The Raspberry PiCam can be used without further modifications. However, this camera offers only a fixed focus and cannot adjust to the image scene automatically (only brightness etc.).

Another possibility is the modification of a webcam – removing the IR blocking filter. It is a bit tricky, but we have been able to use such a camera from my previous research project (“eye controlled wheelchair”).

The Results:

Figure 9: Results of the filter stages

At the beginning of the program, the graphical user interface is constructed, in which, in addition to the converted video stream, sliders are shown for parameters like Brightness and filter adjustments. In a continuous loop, single images are read by the camera and the filters are applied.

In the first picture, the imported camera image is visible - the vein is already visible in the infrared light, as well as the cannula, which is simulated for the purpose of the puncture. Fig. 2 shows the result of the gray scale conversion since no color information is required and the data needed can be reduced to one third. The next step is to adjust the brightness distribution with an openCV filter. The result is a much clearer visual representation in Fig. 3. The next picture shows the result of the manual filter setting, in which brightness information below and above the threshold value is discarded and the range of brightness is also stretched over the entire range (0-255) from the selected range. The following filter converts the gray scale image into a false color image in which the relevant information is not contained in the brightness but in the color profile.
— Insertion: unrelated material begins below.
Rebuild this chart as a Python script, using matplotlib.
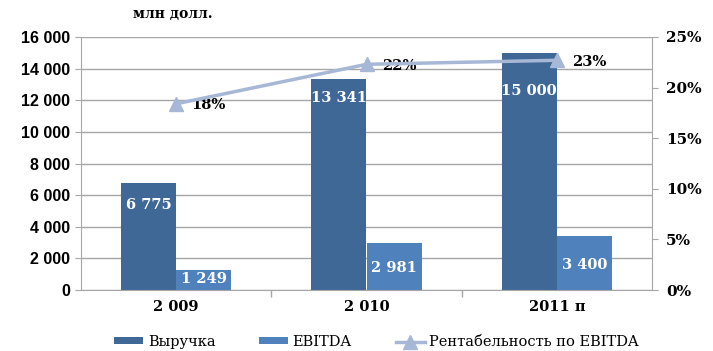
import matplotlib.pyplot as plt
import numpy as np
from matplotlib.ticker import FuncFormatter, PercentFormatter

# revenue / EBITDA, mln USD
years = ['2 009', '2 010', '2011 п']
revenue = [6775, 13341, 15000]
ebitda = [1249, 2981, 3400]
margin = [0.184, 0.223, 0.227]

C_REV = '#3F6897'
C_EBITDA = '#4F81BD'
C_LINE = '#A7B7D6'
GRID = '#A6A6A6'

fig = plt.figure(figsize=(7.13, 3.51), dpi=100)
ax = fig.add_axes([81 / 713, 61 / 351, 571 / 713, 253 / 351])
ax2 = ax.twinx()

x = np.arange(len(years))
w = 0.29
b1 = ax.bar(x - w / 2, revenue, w, color=C_REV, zorder=2)
b2 = ax.bar(x + w / 2, ebitda, w, color=C_EBITDA, zorder=2)

ax.set_xlim(-0.5, 2.5)
ax.set_ylim(0, 16000)
ax.set_yticks(range(0, 16001, 2000))
ax.yaxis.set_major_formatter(FuncFormatter(lambda v, p: f'{int(v):,}'.replace(',', ' ')))
ax.grid(axis='y', color=GRID, lw=1, zorder=0)
ax.set_xticks(x)
ax.set_xticklabels(years, family='DejaVu Serif', fontweight='bold', fontsize=10.5)
ax.set_xticks([0.5, 1.5], minor=True)
ax.tick_params(axis='x', which='major', length=0, pad=7)
ax.tick_params(axis='x', which='minor', length=5, color=GRID, width=1)
ax.tick_params(axis='y', length=4, color=GRID, pad=4)
for t in ax.get_yticklabels():
    t.set_family('Liberation Sans')
    t.set_fontweight('bold')
    t.set_fontsize(11.5)
for s in ['top', 'right']:
    ax.spines[s].set_visible(False)
for s in ['left', 'bottom']:
    ax.spines[s].set_color(GRID)

# value labels inside bars
rev_off = [-22, -19, -38]
eb_off = [-9, -25, -29]
for i in range(len(years)):
    ax.annotate(f'{revenue[i]:,}'.replace(',', ' '), (x[i] - w / 2, revenue[i]),
                xytext=(0, rev_off[i] * 0.72), textcoords='offset points',
                ha='center', va='center', color='white', fontweight='bold',
                family='DejaVu Serif', fontsize=10.5, zorder=5)
    ax.annotate(f'{ebitda[i]:,}'.replace(',', ' '), (x[i] + w / 2, ebitda[i]),
                xytext=(0, eb_off[i] * 0.72), textcoords='offset points',
                ha='center', va='center', color='white', fontweight='bold',
                family='DejaVu Serif', fontsize=10.5, zorder=5)

ln, = ax2.plot(x, margin, color=C_LINE, lw=2.5, marker='^', ms=10, zorder=4)
ax2.set_ylim(0, 0.25)
ax2.set_yticks(np.arange(0, 0.2501, 0.05))
ax2.yaxis.set_major_formatter(PercentFormatter(1, decimals=0))
ax2.tick_params(axis='y', length=4, color=GRID, pad=6)
for t in ax2.get_yticklabels():
    t.set_family('DejaVu Serif')
    t.set_fontweight('bold')
    t.set_fontsize(11)
for s in ['top', 'left', 'bottom']:
    ax2.spines[s].set_visible(False)
ax2.spines['right'].set_color(GRID)
for i in range(len(years)):
    ax2.annotate(f'{margin[i]:.0%}', (x[i], margin[i]), xytext=(11, -1),
                 textcoords='offset points', ha='left', va='center',
                 fontweight='bold', family='DejaVu Serif', fontsize=10.5)

fig.text(133 / 713, 1 - 14 / 351, 'млн долл.', family='DejaVu Serif',
         fontweight='heavy', fontsize=10, va='center')

fig.legend([b1, b2, ln], ['Выручка', 'EBITDA', 'Рентабельность по EBITDA'],
           loc='center', bbox_to_anchor=(0.528, 1 - 342 / 351), ncol=3,
           frameon=False, prop={'family': 'DejaVu Serif', 'size': 10.5},
           handlelength=2.0, handleheight=0.38, columnspacing=3.0,
           handletextpad=0.3, borderpad=0, borderaxespad=0)

fig.savefig('out.png', dpi=100)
As a result of the discussion with medical professionals, we have installed the last filter stage in which a depicted arm or a hand is marked and "cut out" in the video image in order to be available for further analysis. In this image section we want to automatically recognize veins and mark them by means of the darker structures they form. The cutting is done with the help of masking, the discarded image is black. We have applied this mask to the input image, in order to be able to work with the original values (gray image of veins) only in this area. We search for contours - contiguous areas with similar brightness, around which a wrapping is formed in a further step, so that extraction is possible. These results are drawn into the input image at the end of the program loop, so they can also be seen as green and red lines.

At that stage we discussed our development with the heads of Department for Haemostaseology in Berlin’s Comprehensive Care Center (Vivantes) as well as with the Comprehensive Care Center in Duisburg. In Duisburg they even have a professional mobile vein detection System – for about 4000€, while our System can be build for about 100€.

We were literally shocked to see that the image quality is nearly identical, but the professional System uses a red laser to project the Image back onto the patient’s skin…

Coming back to chronicle diseases like hemophilia, our System can help encouraging patients who are learning to administer the medicine themselves (called home treatment). Especially young children between 7 and 11 learn how to puncture their veins to give themselves the live-saving clottering factors so they become more independent.

Having had only high end and high priced Systems so far, no one has thought about giving a vein identification system to people who need to inject medicine to their veins, simply because of the tremendous costs of professional devices… In the picture you can see the professional one, it projects a red laser image and where the veins are located, it simply does not display anything (no light = dark – there are your veins!) But with our project the veins are at least as good to see.

Finally we tried to reduce costs and complexity even more – and we removed the screen in favor to stream the Image to a tablet or smartphone. This reduces cost and build size and you hardly need to solder…it should be easy to rebuild and adjust to personal needs. All you have to do is to scan a QR Code and the image is displayed on your mobile device (4th stage / 4th build log). As everything is made publically available under the CC license, you are free to adjust and improve the project yourself! You could even add a feature to stream the process of vein puncture to your physician, if you would like to have immediate feedback.